MRC's Dan Gainor pointed out this little example of National Public Radio's "affirmative action" dedication: a blog dedicated to promoting minority experts, primarily Experts of Color (with a white female or two thrown in). It's called "Source of the Week: Helping Create Content That Looks and Sounds Like America." It also has a Twitter account.
Except....don't try to find the conservative half of America. We tried to find one. Apparently, NPR can't combat our nation's "structural inequality" by promoting conservatives. That's not "diversity." The world needs more sources focused on exploring "identity, stereotypes, and prejudice" from the people who don't have "white privilege."
Their "About" message is "This is NPR’s resource for journalists who believe in the value of diversity and share in our goal to make public radio look and sound like America."
The latest Source of the Week is Neena Chaudhry of the National Women's Law Center.

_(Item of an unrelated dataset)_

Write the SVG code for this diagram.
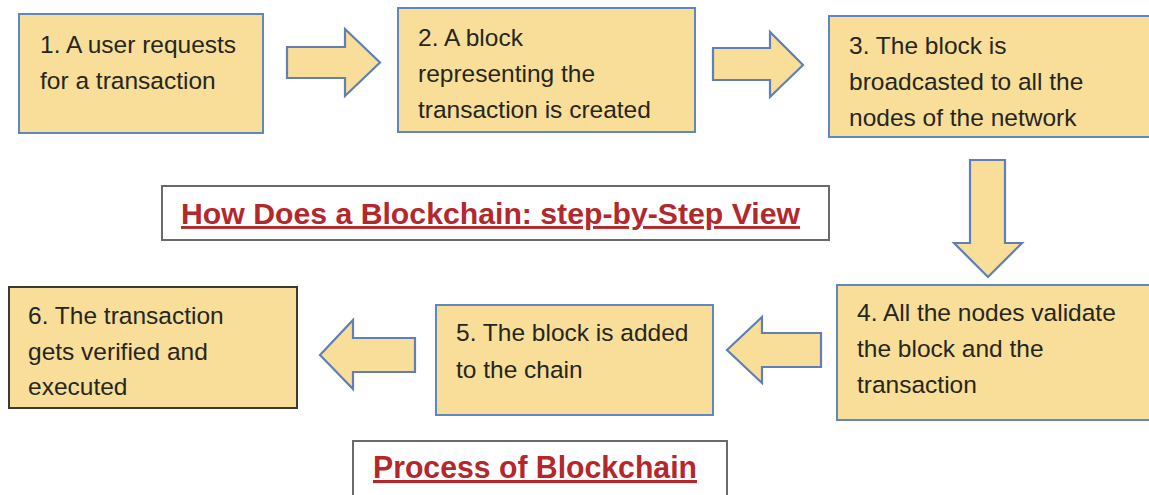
<svg xmlns="http://www.w3.org/2000/svg" width="1149" height="495" viewBox="0 0 1149 495">
<style>
.box{fill:#f8de98;stroke:#5f87c2;stroke-width:2}
.box6{fill:#f8de98;stroke:#3d3a30;stroke-width:2}
.arr{fill:#f8de98;stroke:#5f7fb6;stroke-width:2.2;stroke-linejoin:miter}
.t{font-family:"Liberation Sans",Arial,sans-serif;font-size:24.5px;fill:#262620}
.title{fill:#fff;stroke:#6a6a6a;stroke-width:2}
.tt{font-family:"Liberation Sans",Arial,sans-serif;font-weight:bold;fill:#b3282c;text-decoration:underline}
</style>
<rect width="1149" height="495" fill="#fff"/>
<g id="connectors">
<polygon class="arr" points="287,47 345,47 345,29 380,62.5 345,96 345,78 287,78"/>
<polygon class="arr" points="713,48 770,48 770,32 803,65 770,97 770,80 713,80"/>
<polygon class="arr" points="970,160 1005,160 1005,243 1022,243 988,277 954,243 970,243"/>
<polygon class="arr" points="821,333 762,333 762,317 727,350 762,383 762,367 821,367"/>
<polygon class="arr" points="415,338 353,338 353,320 320,355 353,389 353,372 415,372"/>
</g>
<g id="node1">
<rect class="box" x="19" y="14" width="244" height="119"/>
<text class="t" x="40" y="53">1. A user requests</text>
<text class="t" x="40" y="89">for a transaction</text>
</g>
<g id="node2">
<rect class="box" x="398" y="8" width="297" height="124"/>
<text class="t" x="418" y="46">2. A block</text>
<text class="t" x="418" y="82">representing the</text>
<text class="t" x="418" y="118">transaction is created</text>
</g>
<g id="node3">
<rect class="box" x="829" y="16" width="330" height="121"/>
<text class="t" x="849" y="54">3. The block is</text>
<text class="t" x="849" y="90">broadcasted to all the</text>
<text class="t" x="849" y="126">nodes of the network</text>
</g>
<g id="node4">
<rect class="box" x="837" y="285" width="320" height="135"/>
<text class="t" x="857" y="321">4. All the nodes validate</text>
<text class="t" x="857" y="357">the block and the</text>
<text class="t" x="857" y="393">transaction</text>
</g>
<g id="node5">
<rect class="box" x="436" y="305" width="277" height="110"/>
<text class="t" x="456" y="341">5. The block is added</text>
<text class="t" x="456" y="378">to the chain</text>
</g>
<g id="node6">
<rect class="box6" x="9" y="287" width="288" height="121"/>
<text class="t" x="28" y="324">6. The transaction</text>
<text class="t" x="28" y="360">gets verified and</text>
<text class="t" x="28" y="395">executed</text>
</g>
<g id="title1">
<rect class="title" x="162" y="186" width="667" height="54"/>
<text class="tt" x="181" y="224" font-size="29" textLength="619" lengthAdjust="spacingAndGlyphs">How Does a Blockchain: step-by-Step View</text>
</g>
<g id="title2">
<rect class="title" x="353" y="441" width="374" height="64"/>
<text class="tt" x="373" y="478" font-size="31" textLength="324" lengthAdjust="spacingAndGlyphs">Process of Blockchain</text>
</g>
</svg>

One of their latest products is "A Feminist's Thanksgiving Survival Guide," where you can learn to argue that women have a right to their bodies....and have the right to make you to buy their birth control.

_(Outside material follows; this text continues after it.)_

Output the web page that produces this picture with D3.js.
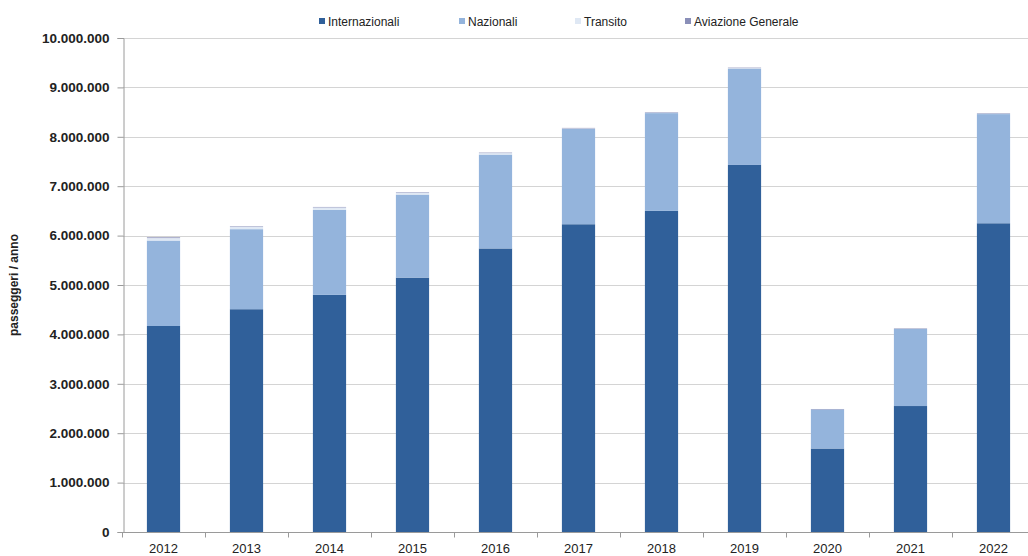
<!DOCTYPE html>
<html>
<head>
<meta charset="utf-8">
<script src="https://cdn.jsdelivr.net/npm/d3@7/dist/d3.min.js"></script>
<style>
  html, body { margin: 0; padding: 0; background: #ffffff; }
  svg { display: block; font-family: "Liberation Sans", Arial, sans-serif; }
</style>
</head>
<body>
<svg id="chart" width="1028" height="556"></svg>
<script>
// Annual passenger traffic, split by traffic type
const years = ["2012", "2013", "2014", "2015", "2016", "2017", "2018", "2019", "2020", "2021", "2022"];
const internazionali = [4170000, 4510000, 4800000, 5150000, 5740000, 6230000, 6500000, 7430000, 1690000, 2550000, 6250000];
const nazionali      = [1730000, 1620000, 1720000, 1680000, 1900000, 1930000, 1980000, 1950000,  790000, 1560000, 2210000];
const transito       = [  50000,   50000,   50000,   40000,   30000,   10000,   10000,   10000,       0,       0,   10000];
const aviazione      = [  15000,   10000,   10000,   10000,   10000,   10000,   10000,   10000,   10000,   10000,   10000];
const seriesNames = ["Internazionali", "Nazionali", "Transito", "Aviazione Generale"];
const yTicks = [0, 1000000, 2000000, 3000000, 4000000, 5000000, 6000000, 7000000, 8000000, 9000000, 10000000];
const yTitle = "passeggeri / anno";

const colors = {
  "Internazionali": "#30609a",
  "Nazionali": "#94b4dc",
  "Transito": "#dfe8f4",
  "Aviazione Generale": "#8a8fb8"
};

const rows = years.map((y, i) => ({
  year: y,
  "Internazionali": internazionali[i],
  "Nazionali": nazionali[i],
  "Transito": transito[i],
  "Aviazione Generale": aviazione[i]
}));

const svg = d3.select("#chart");
const W = 1028;

const x = d3.scaleBand().domain(years).range([122, 1035]).paddingInner(0.6).paddingOuter(0.3);
const y = d3.scaleLinear().domain([0, 10000000]).range([532, 38]);

const fmt = v => d3.format(",")(v).replace(/,/g, ".");

// horizontal gridlines
svg.append("g").selectAll("line").data(yTicks.filter(d => d > 0)).join("line")
  .attr("x1", 123).attr("x2", W)
  .attr("y1", d => Math.round(y(d)) + 0.5).attr("y2", d => Math.round(y(d)) + 0.5)
  .attr("stroke", "#d4d4d4").attr("stroke-width", 1);

// stacked bars
const stack = d3.stack().keys(seriesNames)(rows);
svg.append("g").selectAll("g").data(stack).join("g")
  .attr("fill", d => colors[d.key])
  .selectAll("rect").data(d => d).join("rect")
  .attr("x", d => x(d.data.year))
  .attr("width", x.bandwidth())
  .attr("y", d => y(d[1]))
  .attr("height", d => Math.max(0, y(d[0]) - y(d[1])));

// y axis
const yAxis = d3.axisLeft(y).tickValues(yTicks).tickFormat(fmt).tickSize(6).tickPadding(8);
const gy = svg.append("g").attr("transform", "translate(123.5,0)").call(yAxis);
gy.select(".domain").attr("stroke", "#9a9a9a");
gy.selectAll(".tick line").attr("stroke", "#9a9a9a");
gy.selectAll(".tick text")
  .attr("font-family", "Liberation Sans, Arial, sans-serif")
  .attr("font-size", 13.5).attr("font-weight", "bold").attr("fill", "#222");

// x axis with ticks at category boundaries
const gx = svg.append("g").attr("transform", "translate(0,532.5)");
gx.append("line").attr("x1", 123).attr("x2", W).attr("stroke", "#9a9a9a");
const bounds = years.map(d => x(d) - x.step() * x.paddingInner() / 2);
gx.selectAll(".bt").data(bounds).join("line").attr("class", "bt")
  .attr("x1", d => Math.round(d) + 0.5).attr("x2", d => Math.round(d) + 0.5)
  .attr("y1", 0).attr("y2", 5).attr("stroke", "#9a9a9a");
gx.selectAll("text").data(years).join("text")
  .attr("x", d => x(d) + x.bandwidth() / 2)
  .attr("y", 20)
  .attr("text-anchor", "middle")
  .attr("font-size", 13).attr("fill", "#222")
  .text(d => d);

// y axis title
svg.append("text")
  .attr("transform", "translate(18,285) rotate(-90)")
  .attr("text-anchor", "middle")
  .attr("font-size", 12).attr("font-weight", "bold").attr("fill", "#222")
  .text(yTitle);

// legend
const legendX = [319, 459, 575, 685];
const lg = svg.append("g").selectAll("g").data(seriesNames).join("g")
  .attr("transform", (d, i) => `translate(${legendX[i]},21)`);
lg.append("rect").attr("x", 0).attr("y", -3).attr("width", 6).attr("height", 6)
  .attr("fill", d => colors[d]);
lg.append("text").attr("x", 9).attr("y", 4.5)
  .attr("font-size", 12).attr("fill", "#222")
  .text(d => d);
</script>
</body>
</html>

Liberal jargon is quite normal, as in: "Rose Elizondo is a restorative justice expert and advocate for peaceful prison reform. Her work focuses on indigenous peacemaking, community building and finding healing alternatives to the criminal justice system."
Or Yale professor Zareena Grewal, "A published author and filmmaker, her upcoming book, Is the Quran a Good Book? examines U.S. citizens’ views of the Quran and how it factors into ideas of islamophobia and tolerance in America." On her Twitter account, Grewal puckishly selects her location as "In a collapsing empire." She has the back of Linda Sarsour, as one might expect.
But wait, Harvard professor Leah Wright Rigueur has a book on black Republicans....oh, to expose them.
PS: For me, among the Ivy League sources, it was a tiny treat to see a nod to the Native Americans with Anton Treuer of my alma mater Bemidji State University in Minnesota, "who edits the only academic journal of the Ojibwe language." Back in the 1980s, you could major in Ojibwe.